> **PROBLEM REQUIREMENTS**
Set down the data below without change, skipping the pictures it holds.

> **RECORDED DATA**
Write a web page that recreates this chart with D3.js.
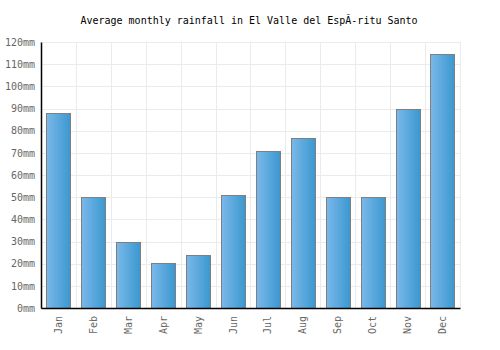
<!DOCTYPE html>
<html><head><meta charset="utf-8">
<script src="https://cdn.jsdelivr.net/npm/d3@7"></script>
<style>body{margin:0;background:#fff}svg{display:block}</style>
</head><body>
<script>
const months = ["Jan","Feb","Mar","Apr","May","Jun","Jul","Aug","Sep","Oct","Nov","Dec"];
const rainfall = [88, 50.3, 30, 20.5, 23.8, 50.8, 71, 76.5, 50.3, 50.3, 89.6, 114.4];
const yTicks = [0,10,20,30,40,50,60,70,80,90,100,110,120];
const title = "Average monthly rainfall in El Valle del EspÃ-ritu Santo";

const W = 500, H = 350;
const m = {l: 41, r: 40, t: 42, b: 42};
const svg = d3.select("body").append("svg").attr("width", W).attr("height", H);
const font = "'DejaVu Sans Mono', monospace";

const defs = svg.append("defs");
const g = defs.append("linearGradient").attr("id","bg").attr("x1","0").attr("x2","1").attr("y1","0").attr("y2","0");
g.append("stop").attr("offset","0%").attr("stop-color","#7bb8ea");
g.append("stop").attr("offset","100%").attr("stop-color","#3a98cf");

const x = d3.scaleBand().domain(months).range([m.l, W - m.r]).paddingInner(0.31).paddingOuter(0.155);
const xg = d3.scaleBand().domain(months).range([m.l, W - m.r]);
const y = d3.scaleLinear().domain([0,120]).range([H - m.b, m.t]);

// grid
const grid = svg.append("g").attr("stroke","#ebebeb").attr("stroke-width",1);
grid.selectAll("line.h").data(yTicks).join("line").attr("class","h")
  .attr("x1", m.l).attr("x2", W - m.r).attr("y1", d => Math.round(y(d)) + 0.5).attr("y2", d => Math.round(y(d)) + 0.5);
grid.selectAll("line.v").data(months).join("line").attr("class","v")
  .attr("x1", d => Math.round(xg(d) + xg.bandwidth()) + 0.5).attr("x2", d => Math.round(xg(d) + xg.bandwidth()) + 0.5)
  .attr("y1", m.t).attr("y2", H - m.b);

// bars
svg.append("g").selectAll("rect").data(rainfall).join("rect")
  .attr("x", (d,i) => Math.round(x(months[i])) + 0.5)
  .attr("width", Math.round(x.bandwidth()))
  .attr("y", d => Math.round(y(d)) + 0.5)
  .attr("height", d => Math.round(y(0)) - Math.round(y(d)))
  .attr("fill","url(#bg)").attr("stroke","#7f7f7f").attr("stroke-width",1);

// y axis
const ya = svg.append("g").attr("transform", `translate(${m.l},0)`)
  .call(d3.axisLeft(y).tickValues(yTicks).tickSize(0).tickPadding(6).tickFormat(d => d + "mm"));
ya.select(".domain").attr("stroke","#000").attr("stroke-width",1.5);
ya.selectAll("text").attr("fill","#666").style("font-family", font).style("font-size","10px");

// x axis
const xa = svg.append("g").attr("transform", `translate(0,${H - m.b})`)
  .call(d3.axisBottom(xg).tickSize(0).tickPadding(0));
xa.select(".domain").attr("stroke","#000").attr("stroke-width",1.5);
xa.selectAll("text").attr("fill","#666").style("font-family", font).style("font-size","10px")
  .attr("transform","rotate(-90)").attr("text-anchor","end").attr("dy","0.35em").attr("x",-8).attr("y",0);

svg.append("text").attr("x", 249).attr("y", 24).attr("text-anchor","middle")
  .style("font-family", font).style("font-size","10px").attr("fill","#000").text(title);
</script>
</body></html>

> **ANSWER BELOW**
Write a web page that recreates this chart with D3.js.
<!DOCTYPE html>
<html><head><meta charset="utf-8">
<script src="https://cdn.jsdelivr.net/npm/d3@7"></script>
<style>body{margin:0;background:#fff}svg{display:block}</style>
</head><body>
<script>
const months = ["Jan","Feb","Mar","Apr","May","Jun","Jul","Aug","Sep","Oct","Nov","Dec"];
const rainfall = [88, 50.3, 30, 20.5, 23.8, 50.8, 71, 76.5, 50.3, 50.3, 89.6, 114.4];
const yTicks = [0,10,20,30,40,50,60,70,80,90,100,110,120];
const title = "Average monthly rainfall in El Valle del EspÃ-ritu Santo";

const W = 500, H = 350;
const m = {l: 41, r: 40, t: 42, b: 42};
const svg = d3.select("body").append("svg").attr("width", W).attr("height", H);
const font = "'DejaVu Sans Mono', monospace";

const defs = svg.append("defs");
const g = defs.append("linearGradient").attr("id","bg").attr("x1","0").attr("x2","1").attr("y1","0").attr("y2","0");
g.append("stop").attr("offset","0%").attr("stop-color","#7bb8ea");
g.append("stop").attr("offset","100%").attr("stop-color","#3a98cf");

const x = d3.scaleBand().domain(months).range([m.l, W - m.r]).paddingInner(0.31).paddingOuter(0.155);
const xg = d3.scaleBand().domain(months).range([m.l, W - m.r]);
const y = d3.scaleLinear().domain([0,120]).range([H - m.b, m.t]);

// grid
const grid = svg.append("g").attr("stroke","#ebebeb").attr("stroke-width",1);
grid.selectAll("line.h").data(yTicks).join("line").attr("class","h")
  .attr("x1", m.l).attr("x2", W - m.r).attr("y1", d => Math.round(y(d)) + 0.5).attr("y2", d => Math.round(y(d)) + 0.5);
grid.selectAll("line.v").data(months).join("line").attr("class","v")
  .attr("x1", d => Math.round(xg(d) + xg.bandwidth()) + 0.5).attr("x2", d => Math.round(xg(d) + xg.bandwidth()) + 0.5)
  .attr("y1", m.t).attr("y2", H - m.b);

// bars
svg.append("g").selectAll("rect").data(rainfall).join("rect")
  .attr("x", (d,i) => Math.round(x(months[i])) + 0.5)
  .attr("width", Math.round(x.bandwidth()))
  .attr("y", d => Math.round(y(d)) + 0.5)
  .attr("height", d => Math.round(y(0)) - Math.round(y(d)))
  .attr("fill","url(#bg)").attr("stroke","#7f7f7f").attr("stroke-width",1);

// y axis
const ya = svg.append("g").attr("transform", `translate(${m.l},0)`)
  .call(d3.axisLeft(y).tickValues(yTicks).tickSize(0).tickPadding(6).tickFormat(d => d + "mm"));
ya.select(".domain").attr("stroke","#000").attr("stroke-width",1.5);
ya.selectAll("text").attr("fill","#666").style("font-family", font).style("font-size","10px");

// x axis
const xa = svg.append("g").attr("transform", `translate(0,${H - m.b})`)
  .call(d3.axisBottom(xg).tickSize(0).tickPadding(0));
xa.select(".domain").attr("stroke","#000").attr("stroke-width",1.5);
xa.selectAll("text").attr("fill","#666").style("font-family", font).style("font-size","10px")
  .attr("transform","rotate(-90)").attr("text-anchor","end").attr("dy","0.35em").attr("x",-8).attr("y",0);

svg.append("text").attr("x", 249).attr("y", 24).attr("text-anchor","middle")
  .style("font-family", font).style("font-size","10px").attr("fill","#000").text(title);
</script>
</body></html>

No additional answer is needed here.